Bulgaria: more labour market policy reform and income convergence needed, according to the IMF

With a robust economic performance in Bulgaria in 2018, the possibility of deeper integration into the EU through the preparation process for joining the euro is coming nearer, according to an IMF-report. However, the task is to push ahead with broad-based labour market policy reforms, to improve education and healthcare sectors, and to address income convergence. Sustained reforms in these areas should also help slow emigration.

The annual economic assessment which the IMF makes for each Member State focuses in 2019 on the bid to join the EU Banking Union and the two-year currency mechanism for the introduction of the euro. The consultation normally ends with country-specific recommendations. According to the IMF, Bulgaria’s push to join the euro zone is having a beneficial impact on the country. The IMF's announcement states, however, that representatives of eurozone countries have stressed that Bulgaria has to carry out profound reforms in its judiciary, in the fight against corruption and organised crime, and in improving the efficiency of public spending and the quality of public institutions.

The IMF-report that provides a series of selected economic indicators reveals that the economy continues to grow strongly, supported by buoyant domestic demand. Growth exceeded 3% in 2018 and is projected to maintain its momentum in 2019. Capacity constraints are becoming more binding, yet inflationary pressure has eased after peaking in August 2018, reflecting developments in commodity and tourism-related prices. The unemployment rate has reached a historic low and wages are rising rapidly amid increasing skill shortages. Institutions are important to support inclusive and sustainable growth over the medium term. The report emphasises the importance of  effective labour market policies, with training and qualification programs for skilled workers to complement an upgrading of tertiary education upgrading. In the area of education, it is necessary to ensure equal access to quality education; reduce the high rate of early leavers from education and training; update curricula to better reflect evolving work demand; and attract young teachers given the fastest-aging teachers among EU countries.

Notwithstanding this rather positive assessment, the economic situation is likely to stay problematic for workers as the country faces a sizable income gap vis-à-vis the EU average and unfavourable demographic prospects.
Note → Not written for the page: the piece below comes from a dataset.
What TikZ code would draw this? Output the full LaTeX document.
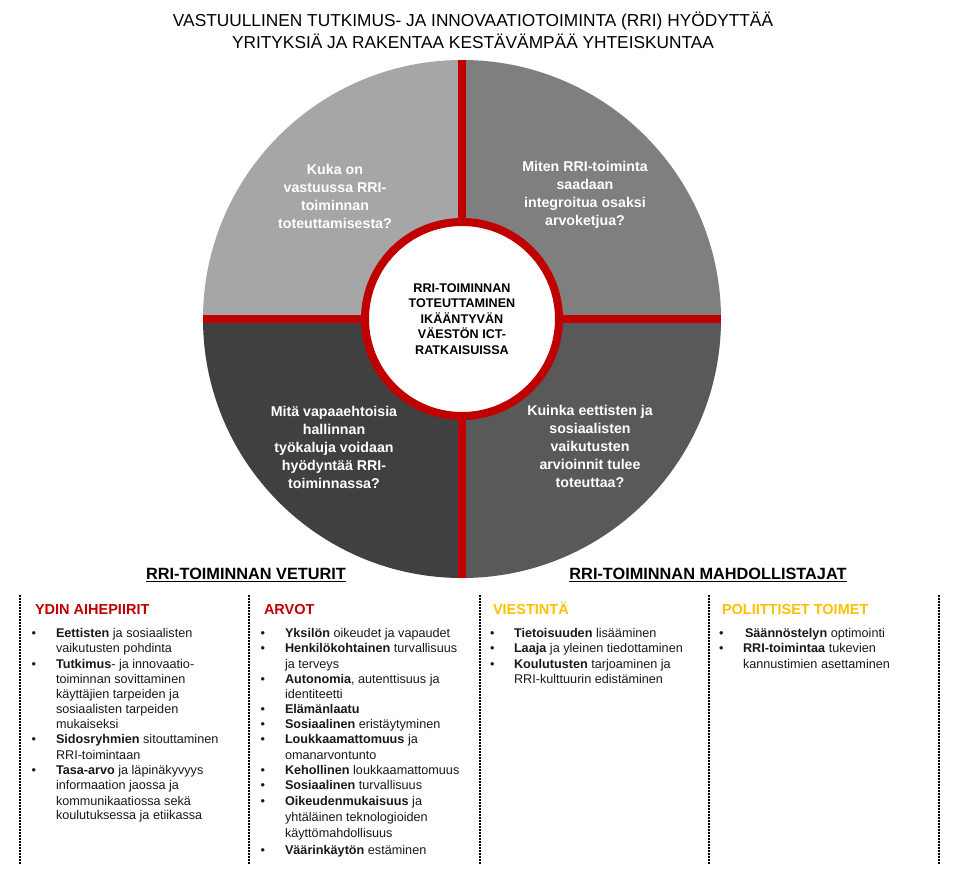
\documentclass[tikz,border=0pt]{standalone}
\usepackage{fontspec}
\setmainfont{Liberation Sans}
\definecolor{rred}{HTML}{C00000}
\definecolor{ryel}{HTML}{FFC000}
\definecolor{qa}{HTML}{A6A6A6}
\definecolor{qb}{HTML}{7F7F7F}
\definecolor{qc}{HTML}{404040}
\definecolor{qd}{HTML}{595959}
\tikzset{
  titletxt/.style={anchor=base, font=\fontsize{17.3}{20}\selectfont, text=black},
  qtext/.style={align=center, text=white, font=\fontsize{14.2}{18}\selectfont\bfseries},
  ctext/.style={align=center, text=black, font=\fontsize{12.6}{15.5}\selectfont\bfseries},
  headtxt/.style={anchor=base, font=\fontsize{16.3}{18}\selectfont\bfseries, text=black},
  colhead/.style={anchor=base west, font=\fontsize{14.5}{16}\selectfont\bfseries},
  btxt/.style={anchor=base west, font=\fontsize{12.65}{14}\selectfont, text=black!90},
  dotline/.style={line width=2pt, dash pattern=on 1.5pt off 1.5pt},
}
\newcommand\brow[5]{\node[btxt] (#1) at (#3,#4) {#5};\node[btxt] (#1-b) at (#2,#4) {\textbullet};}
\newcommand\crow[4]{\node[btxt] (#1) at (#2,#3) {#4};}
\begin{document}
\begin{tikzpicture}[x=1pt,y=-1pt, every node/.style={inner sep=0pt, outer sep=0pt}]
\useasboundingbox (0,0) rectangle (956,876);
\fill[white] (0,0) rectangle (956,876);
% title
\node[titletxt] (t1) at (473,26) {VASTUULLINEN TUTKIMUS- JA INNOVAATIOTOIMINTA (RRI) HYÖDYTTÄÄ};
\node[titletxt] (t2) at (473,48) {YRITYKSIÄ JA RAKENTAA KESTÄVÄMPÄÄ YHTEISKUNTAA};
% circle
\coordinate (C) at (462,319);
\begin{scope}[shift={(462,319)}, x=1pt, y=1pt]
  \fill[qa] (0,0) -- (-259,0) arc[start angle=180,end angle=90,radius=259pt] -- cycle;
  \fill[qb] (0,0) -- (0,259) arc[start angle=90,end angle=0,radius=259pt] -- cycle;
  \fill[qc] (0,0) -- (-259,0) arc[start angle=180,end angle=270,radius=259pt] -- cycle;
  \fill[qd] (0,0) -- (259,0) arc[start angle=0,end angle=-90,radius=259pt] -- cycle;
  \draw[rred, line width=8pt] (0,259) -- (0,-259);
  \draw[rred, line width=8pt] (-259,0) -- (259,0);
  \draw[rred, line width=8pt, fill=white] (0,0) circle[radius=97pt];
\end{scope}
\node[ctext] (center) at (C) {RRI-TOIMINNAN\\TOTEUTTAMINEN\\IKÄÄNTYVÄN\\VÄESTÖN ICT-\\RATKAISUISSA};
\node[qtext] (q1) at (335,196) {Kuka on\\vastuussa RRI-\\toiminnan\\toteuttamisesta?};
\node[qtext] (q2) at (585,195) {Miten RRI-toiminta\\saadaan\\integroitua osaksi\\arvoketjua?};
\node[qtext] (q3) at (334,447) {Mitä vapaaehtoisia\\hallinnan\\työkaluja voidaan\\hyödyntää RRI-\\toiminnassa?};
\node[qtext] (q4) at (590,446) {Kuinka eettisten ja\\sosiaalisten\\vaikutusten\\arvioinnit tulee\\toteuttaa?};
% headings
\node[headtxt] (h1) at (246,579) {RRI-TOIMINNAN VETURIT};
\node[headtxt] (h2) at (708,579) {RRI-TOIMINNAN MAHDOLLISTAJAT};
\draw[line width=1.4pt] ([yshift=-2.2pt]h1.base west) -- ([yshift=-2.2pt]h1.base east);
\draw[line width=1.4pt] ([yshift=-2.2pt]h2.base west) -- ([yshift=-2.2pt]h2.base east);
% dotted separators
\foreach \xx in {20,249,480,709,939}{\draw[dotline] (\xx,595) -- (\xx,865);}
% column headers
\node[colhead, text=rred] (k1) at (35,614.5) {YDIN AIHEPIIRIT};
\node[colhead, text=rred] (k2) at (264,614.5) {ARVOT};
\node[colhead, text=ryel] (k3) at (493,614.5) {VIESTINTÄ};
\node[colhead, text=ryel] (k4) at (722,614.5) {POLIITTISET TOIMET};
% column 1
\brow{r1a}{31.5}{56}{637.5}{\textbf{Eettisten} ja sosiaalisten}
\crow{r1b}{56}{652.5}{vaikutusten pohdinta}
\brow{r2a}{31.5}{56}{668}{\textbf{Tutkimus}- ja innovaatio-}
\crow{r2b}{56}{683}{toiminnan sovittaminen}
\crow{r2c}{56}{698.5}{käyttäjien tarpeiden ja}
\crow{r2d}{56}{713.5}{sosiaalisten tarpeiden}
\crow{r2e}{56}{728.5}{mukaiseksi}
\brow{r3a}{31.5}{56}{743.5}{\textbf{Sidosryhmien} sitouttaminen}
\crow{r3b}{56}{759}{RRI-toimintaan}
\brow{r4a}{31.5}{56}{774.5}{\textbf{Tasa-arvo} ja läpinäkyvyys}
\crow{r4b}{56}{789.5}{informaation jaossa ja}
\crow{r4c}{56}{805}{kommunikaatiossa sekä}
\crow{r4d}{56}{819.5}{koulutuksessa ja etiikassa}
% column 2
\brow{s1}{260.5}{285}{637.5}{\textbf{Yksilön} oikeudet ja vapaudet}
\brow{s2a}{260.5}{285}{652.5}{\textbf{Henkilökohtainen} turvallisuus}
\crow{s2b}{285}{668}{ja terveys}
\brow{s3a}{260.5}{285}{683}{\textbf{Autonomia}, autenttisuus ja}
\crow{s3b}{285}{698.5}{identiteetti}
\brow{s4}{260.5}{285}{713.5}{\textbf{Elämänlaatu}}
\brow{s5}{260.5}{285}{728.5}{\textbf{Sosiaalinen} eristäytyminen}
\brow{s6a}{260.5}{285}{743.5}{\textbf{Loukkaamattomuus} ja}
\crow{s6b}{285}{759}{omanarvontunto}
\brow{s7}{260.5}{285}{774.5}{\textbf{Kehollinen} loukkaamattomuus}
\brow{s8}{260.5}{285}{789.5}{\textbf{Sosiaalinen} turvallisuus}
\brow{s9a}{260.5}{285}{805}{\textbf{Oikeudenmukaisuus} ja}
\crow{s9b}{285}{821.5}{yhtäläinen teknologioiden}
\crow{s9c}{285}{837.5}{käyttömahdollisuus}
\brow{s10}{260.5}{285}{854.5}{\textbf{Väärinkäytön} estäminen}
% column 3
\brow{v1}{490}{514}{637.5}{\textbf{Tietoisuuden} lisääminen}
\brow{v2}{490}{514}{652.5}{\textbf{Laaja} ja yleinen tiedottaminen}
\brow{v3a}{490}{514}{668}{\textbf{Koulutusten} tarjoaminen ja}
\crow{v3b}{514}{683}{RRI-kulttuurin edistäminen}
% column 4
\brow{u1}{719}{745}{637.5}{\textbf{Säännöstelyn} optimointi}
\brow{u2a}{719}{743}{652.5}{\textbf{RRI-toimintaa} tukevien}
\crow{u2b}{743}{668}{kannustimien asettaminen}
\end{tikzpicture}
\end{document}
Income convergence has lagged since the global financial crisis, and the country faces medium- to long-term growth and fiscal challenges due to persistent emigration and population aging. Data from the trade union CITUB show that, during the last 10 years, the cost of living has increased by 25% (on average with 46.5 euro per family member) and salary by 65%. But, only 30% of Bulgarians receive average or higher-than-average salary. And, the average wage in the country that had reached 572 euro by mid-2018 covers 72% of the cost of living of a person.